For people's actual homes, I think that priest generally was okay with putting decorations up around Gaudete Sunday, but I seem to remember him also saying the lights shouldn't be turned on until Christmas.
We always decorated on Christmas eve. Especially the tree should not be put up earlier. It is a sign of the commercialization of Christmas.
The Traditional decoration for Advent is an advent wreath. We used to go into the woods to collect the twigs and my mother made it herself.
An empty manger is OK. If you put up the nativity scene on Christmas eve, the three wise men should stay in the box until epiphany. Some people put the wise men somewhere else in the house and make them pilgrimage through the house during the twelve days of Christmas. That's nice as well.
I usually start first week of Advent. Put up the stockings and stuff, then gradually add things. I leave them up until at least Jan 6th.
Mrs. Heinrich has made our abode a Mediterranean and Alpine winter wonderland charmland.
Stately Bombay Manor remains undecorated for the holidays.  Only pagans decorate.  I kid of course.

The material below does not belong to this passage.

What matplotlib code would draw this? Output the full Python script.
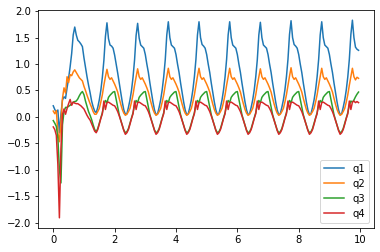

So much of the Christmas decorations are made in China crap that it's just not worth it. It's depressing when I see I can buy figurines for a manger scene for $1.98 a piece at Wal Mart.  Probably sacrilegious as well.  I think the Holy Family is worth more than $1.98 a piece. 
(11-30-2012, 10:03 PM)DrBombay Wrote: [ -> ]Stately Bombay Manor remains undecorated for the holidays.  Only pagans decorate.  I kid of course.

So much of the Christmas decorations are made in China crap that it's just not worth it. It's depressing when I see I can buy figurines for a manger scene for $1.98 a piece at Wal Mart.  Probably sacrilegious as well.  I think the Holy Family is worth more than $1.98 a piece.

I bought a very beautiful little statue of St. Joseph in your great country a couple of years ago for something like $7.  It was made in China, but I didn't think it looked cheap at all. 

Last year I put up purple lights on the first Sunday of Advent, and multicolored ones on Christmas Eve.  I kept them up until the Feast of the Presentation, or Candlemas, Feb. 2. 
I might go into Pike National Forest and hack down a tree.